▶ STATED TASK
Give the listing again exactly, omitting its images.

▶ SOURCE MATERIAL
▼▼▼
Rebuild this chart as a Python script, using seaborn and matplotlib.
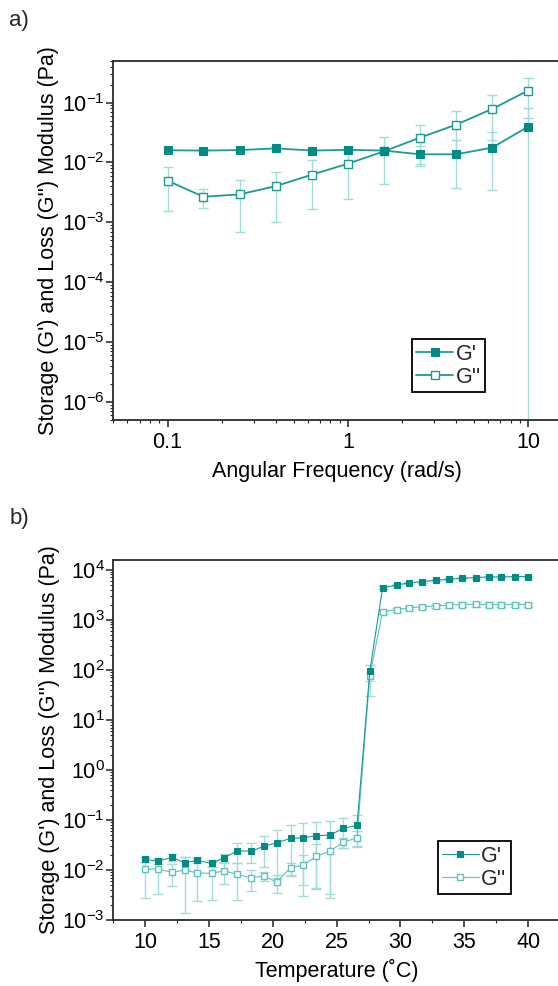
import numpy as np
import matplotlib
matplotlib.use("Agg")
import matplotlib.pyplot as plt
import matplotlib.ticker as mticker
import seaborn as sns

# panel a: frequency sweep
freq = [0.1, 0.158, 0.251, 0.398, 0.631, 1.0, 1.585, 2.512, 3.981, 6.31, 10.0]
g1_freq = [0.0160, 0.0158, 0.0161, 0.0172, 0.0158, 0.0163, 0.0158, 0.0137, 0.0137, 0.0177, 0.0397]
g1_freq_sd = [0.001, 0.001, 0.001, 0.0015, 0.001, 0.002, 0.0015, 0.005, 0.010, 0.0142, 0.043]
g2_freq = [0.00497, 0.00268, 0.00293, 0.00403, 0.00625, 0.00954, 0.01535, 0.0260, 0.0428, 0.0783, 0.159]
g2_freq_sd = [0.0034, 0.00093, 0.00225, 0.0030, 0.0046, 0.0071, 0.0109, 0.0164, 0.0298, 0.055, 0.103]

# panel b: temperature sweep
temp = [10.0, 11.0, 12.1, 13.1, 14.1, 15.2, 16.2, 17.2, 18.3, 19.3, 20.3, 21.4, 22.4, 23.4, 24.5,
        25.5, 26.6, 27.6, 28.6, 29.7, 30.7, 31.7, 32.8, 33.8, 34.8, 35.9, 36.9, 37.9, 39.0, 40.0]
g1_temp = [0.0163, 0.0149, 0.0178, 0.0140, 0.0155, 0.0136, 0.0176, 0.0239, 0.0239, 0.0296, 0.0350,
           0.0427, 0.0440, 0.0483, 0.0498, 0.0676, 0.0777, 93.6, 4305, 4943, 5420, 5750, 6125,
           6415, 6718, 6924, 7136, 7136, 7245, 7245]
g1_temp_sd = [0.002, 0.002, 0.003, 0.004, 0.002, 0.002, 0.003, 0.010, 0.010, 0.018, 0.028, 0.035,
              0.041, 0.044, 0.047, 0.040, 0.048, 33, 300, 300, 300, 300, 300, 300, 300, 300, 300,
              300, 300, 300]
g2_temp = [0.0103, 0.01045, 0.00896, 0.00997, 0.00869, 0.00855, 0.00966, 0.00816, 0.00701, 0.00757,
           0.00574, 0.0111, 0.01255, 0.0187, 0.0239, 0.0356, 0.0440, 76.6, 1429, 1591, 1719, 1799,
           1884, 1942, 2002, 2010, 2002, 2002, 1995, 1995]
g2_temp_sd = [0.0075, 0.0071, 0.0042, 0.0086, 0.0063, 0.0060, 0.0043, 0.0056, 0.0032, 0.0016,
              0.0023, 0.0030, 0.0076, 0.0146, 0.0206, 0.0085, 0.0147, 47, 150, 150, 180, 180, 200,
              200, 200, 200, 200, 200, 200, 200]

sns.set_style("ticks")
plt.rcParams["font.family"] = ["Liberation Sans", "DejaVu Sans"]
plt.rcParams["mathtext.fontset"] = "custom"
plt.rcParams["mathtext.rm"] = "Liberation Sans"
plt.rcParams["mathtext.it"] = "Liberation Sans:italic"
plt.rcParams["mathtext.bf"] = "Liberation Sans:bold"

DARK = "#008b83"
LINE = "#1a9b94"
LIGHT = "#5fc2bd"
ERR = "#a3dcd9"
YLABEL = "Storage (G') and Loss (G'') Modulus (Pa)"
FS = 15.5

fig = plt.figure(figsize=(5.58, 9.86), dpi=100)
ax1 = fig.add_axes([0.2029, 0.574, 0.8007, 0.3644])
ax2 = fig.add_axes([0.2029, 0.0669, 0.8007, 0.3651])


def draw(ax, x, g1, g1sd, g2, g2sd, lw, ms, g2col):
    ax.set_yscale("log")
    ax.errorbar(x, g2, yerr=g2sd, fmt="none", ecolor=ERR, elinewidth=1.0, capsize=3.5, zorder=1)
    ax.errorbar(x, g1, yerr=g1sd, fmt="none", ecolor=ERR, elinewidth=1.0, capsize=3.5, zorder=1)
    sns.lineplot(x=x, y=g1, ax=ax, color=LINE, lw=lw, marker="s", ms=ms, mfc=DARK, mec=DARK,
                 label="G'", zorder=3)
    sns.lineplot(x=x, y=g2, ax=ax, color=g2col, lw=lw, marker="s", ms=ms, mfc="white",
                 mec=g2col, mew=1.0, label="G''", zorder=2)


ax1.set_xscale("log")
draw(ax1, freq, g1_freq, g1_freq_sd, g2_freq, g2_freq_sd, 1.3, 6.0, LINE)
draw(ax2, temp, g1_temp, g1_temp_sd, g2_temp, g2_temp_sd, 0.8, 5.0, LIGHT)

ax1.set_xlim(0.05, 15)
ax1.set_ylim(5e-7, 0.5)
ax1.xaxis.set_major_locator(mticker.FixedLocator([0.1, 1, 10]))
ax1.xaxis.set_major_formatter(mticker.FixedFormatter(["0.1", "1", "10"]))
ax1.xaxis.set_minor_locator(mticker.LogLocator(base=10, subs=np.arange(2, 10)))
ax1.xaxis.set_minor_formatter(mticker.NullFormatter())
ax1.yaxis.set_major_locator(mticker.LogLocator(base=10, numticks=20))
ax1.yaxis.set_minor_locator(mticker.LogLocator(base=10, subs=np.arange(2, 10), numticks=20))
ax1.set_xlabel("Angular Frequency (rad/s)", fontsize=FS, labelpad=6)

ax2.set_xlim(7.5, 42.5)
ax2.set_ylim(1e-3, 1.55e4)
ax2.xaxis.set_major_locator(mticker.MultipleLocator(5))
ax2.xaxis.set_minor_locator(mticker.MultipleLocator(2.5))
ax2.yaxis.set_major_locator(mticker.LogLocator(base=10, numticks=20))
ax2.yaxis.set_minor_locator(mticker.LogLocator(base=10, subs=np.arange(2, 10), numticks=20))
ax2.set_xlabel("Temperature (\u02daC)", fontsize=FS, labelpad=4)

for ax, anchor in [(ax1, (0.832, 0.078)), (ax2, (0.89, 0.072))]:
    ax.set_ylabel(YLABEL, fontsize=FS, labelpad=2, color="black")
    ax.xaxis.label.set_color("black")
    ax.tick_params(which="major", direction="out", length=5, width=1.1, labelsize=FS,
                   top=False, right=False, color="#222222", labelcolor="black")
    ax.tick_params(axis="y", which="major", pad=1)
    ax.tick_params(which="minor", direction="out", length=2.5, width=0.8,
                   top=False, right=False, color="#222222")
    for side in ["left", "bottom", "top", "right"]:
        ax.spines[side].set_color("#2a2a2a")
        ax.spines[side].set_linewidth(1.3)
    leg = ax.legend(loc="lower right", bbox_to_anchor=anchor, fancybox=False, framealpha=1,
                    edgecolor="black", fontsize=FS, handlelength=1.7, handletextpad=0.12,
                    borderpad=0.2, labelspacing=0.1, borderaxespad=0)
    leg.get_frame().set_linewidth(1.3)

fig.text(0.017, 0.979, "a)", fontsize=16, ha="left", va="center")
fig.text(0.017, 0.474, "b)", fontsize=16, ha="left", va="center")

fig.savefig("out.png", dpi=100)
▲▲▲
▶ SOLUTION TO THE PROBLEM
Rebuild this chart as a Python script, using seaborn and matplotlib.
import numpy as np
import matplotlib
matplotlib.use("Agg")
import matplotlib.pyplot as plt
import matplotlib.ticker as mticker
import seaborn as sns

# panel a: frequency sweep
freq = [0.1, 0.158, 0.251, 0.398, 0.631, 1.0, 1.585, 2.512, 3.981, 6.31, 10.0]
g1_freq = [0.0160, 0.0158, 0.0161, 0.0172, 0.0158, 0.0163, 0.0158, 0.0137, 0.0137, 0.0177, 0.0397]
g1_freq_sd = [0.001, 0.001, 0.001, 0.0015, 0.001, 0.002, 0.0015, 0.005, 0.010, 0.0142, 0.043]
g2_freq = [0.00497, 0.00268, 0.00293, 0.00403, 0.00625, 0.00954, 0.01535, 0.0260, 0.0428, 0.0783, 0.159]
g2_freq_sd = [0.0034, 0.00093, 0.00225, 0.0030, 0.0046, 0.0071, 0.0109, 0.0164, 0.0298, 0.055, 0.103]

# panel b: temperature sweep
temp = [10.0, 11.0, 12.1, 13.1, 14.1, 15.2, 16.2, 17.2, 18.3, 19.3, 20.3, 21.4, 22.4, 23.4, 24.5,
        25.5, 26.6, 27.6, 28.6, 29.7, 30.7, 31.7, 32.8, 33.8, 34.8, 35.9, 36.9, 37.9, 39.0, 40.0]
g1_temp = [0.0163, 0.0149, 0.0178, 0.0140, 0.0155, 0.0136, 0.0176, 0.0239, 0.0239, 0.0296, 0.0350,
           0.0427, 0.0440, 0.0483, 0.0498, 0.0676, 0.0777, 93.6, 4305, 4943, 5420, 5750, 6125,
           6415, 6718, 6924, 7136, 7136, 7245, 7245]
g1_temp_sd = [0.002, 0.002, 0.003, 0.004, 0.002, 0.002, 0.003, 0.010, 0.010, 0.018, 0.028, 0.035,
              0.041, 0.044, 0.047, 0.040, 0.048, 33, 300, 300, 300, 300, 300, 300, 300, 300, 300,
              300, 300, 300]
g2_temp = [0.0103, 0.01045, 0.00896, 0.00997, 0.00869, 0.00855, 0.00966, 0.00816, 0.00701, 0.00757,
           0.00574, 0.0111, 0.01255, 0.0187, 0.0239, 0.0356, 0.0440, 76.6, 1429, 1591, 1719, 1799,
           1884, 1942, 2002, 2010, 2002, 2002, 1995, 1995]
g2_temp_sd = [0.0075, 0.0071, 0.0042, 0.0086, 0.0063, 0.0060, 0.0043, 0.0056, 0.0032, 0.0016,
              0.0023, 0.0030, 0.0076, 0.0146, 0.0206, 0.0085, 0.0147, 47, 150, 150, 180, 180, 200,
              200, 200, 200, 200, 200, 200, 200]

sns.set_style("ticks")
plt.rcParams["font.family"] = ["Liberation Sans", "DejaVu Sans"]
plt.rcParams["mathtext.fontset"] = "custom"
plt.rcParams["mathtext.rm"] = "Liberation Sans"
plt.rcParams["mathtext.it"] = "Liberation Sans:italic"
plt.rcParams["mathtext.bf"] = "Liberation Sans:bold"

DARK = "#008b83"
LINE = "#1a9b94"
LIGHT = "#5fc2bd"
ERR = "#a3dcd9"
YLABEL = "Storage (G') and Loss (G'') Modulus (Pa)"
FS = 15.5

fig = plt.figure(figsize=(5.58, 9.86), dpi=100)
ax1 = fig.add_axes([0.2029, 0.574, 0.8007, 0.3644])
ax2 = fig.add_axes([0.2029, 0.0669, 0.8007, 0.3651])


def draw(ax, x, g1, g1sd, g2, g2sd, lw, ms, g2col):
    ax.set_yscale("log")
    ax.errorbar(x, g2, yerr=g2sd, fmt="none", ecolor=ERR, elinewidth=1.0, capsize=3.5, zorder=1)
    ax.errorbar(x, g1, yerr=g1sd, fmt="none", ecolor=ERR, elinewidth=1.0, capsize=3.5, zorder=1)
    sns.lineplot(x=x, y=g1, ax=ax, color=LINE, lw=lw, marker="s", ms=ms, mfc=DARK, mec=DARK,
                 label="G'", zorder=3)
    sns.lineplot(x=x, y=g2, ax=ax, color=g2col, lw=lw, marker="s", ms=ms, mfc="white",
                 mec=g2col, mew=1.0, label="G''", zorder=2)


ax1.set_xscale("log")
draw(ax1, freq, g1_freq, g1_freq_sd, g2_freq, g2_freq_sd, 1.3, 6.0, LINE)
draw(ax2, temp, g1_temp, g1_temp_sd, g2_temp, g2_temp_sd, 0.8, 5.0, LIGHT)

ax1.set_xlim(0.05, 15)
ax1.set_ylim(5e-7, 0.5)
ax1.xaxis.set_major_locator(mticker.FixedLocator([0.1, 1, 10]))
ax1.xaxis.set_major_formatter(mticker.FixedFormatter(["0.1", "1", "10"]))
ax1.xaxis.set_minor_locator(mticker.LogLocator(base=10, subs=np.arange(2, 10)))
ax1.xaxis.set_minor_formatter(mticker.NullFormatter())
ax1.yaxis.set_major_locator(mticker.LogLocator(base=10, numticks=20))
ax1.yaxis.set_minor_locator(mticker.LogLocator(base=10, subs=np.arange(2, 10), numticks=20))
ax1.set_xlabel("Angular Frequency (rad/s)", fontsize=FS, labelpad=6)

ax2.set_xlim(7.5, 42.5)
ax2.set_ylim(1e-3, 1.55e4)
ax2.xaxis.set_major_locator(mticker.MultipleLocator(5))
ax2.xaxis.set_minor_locator(mticker.MultipleLocator(2.5))
ax2.yaxis.set_major_locator(mticker.LogLocator(base=10, numticks=20))
ax2.yaxis.set_minor_locator(mticker.LogLocator(base=10, subs=np.arange(2, 10), numticks=20))
ax2.set_xlabel("Temperature (\u02daC)", fontsize=FS, labelpad=4)

for ax, anchor in [(ax1, (0.832, 0.078)), (ax2, (0.89, 0.072))]:
    ax.set_ylabel(YLABEL, fontsize=FS, labelpad=2, color="black")
    ax.xaxis.label.set_color("black")
    ax.tick_params(which="major", direction="out", length=5, width=1.1, labelsize=FS,
                   top=False, right=False, color="#222222", labelcolor="black")
    ax.tick_params(axis="y", which="major", pad=1)
    ax.tick_params(which="minor", direction="out", length=2.5, width=0.8,
                   top=False, right=False, color="#222222")
    for side in ["left", "bottom", "top", "right"]:
        ax.spines[side].set_color("#2a2a2a")
        ax.spines[side].set_linewidth(1.3)
    leg = ax.legend(loc="lower right", bbox_to_anchor=anchor, fancybox=False, framealpha=1,
                    edgecolor="black", fontsize=FS, handlelength=1.7, handletextpad=0.12,
                    borderpad=0.2, labelspacing=0.1, borderaxespad=0)
    leg.get_frame().set_linewidth(1.3)

fig.text(0.017, 0.979, "a)", fontsize=16, ha="left", va="center")
fig.text(0.017, 0.474, "b)", fontsize=16, ha="left", va="center")

fig.savefig("out.png", dpi=100)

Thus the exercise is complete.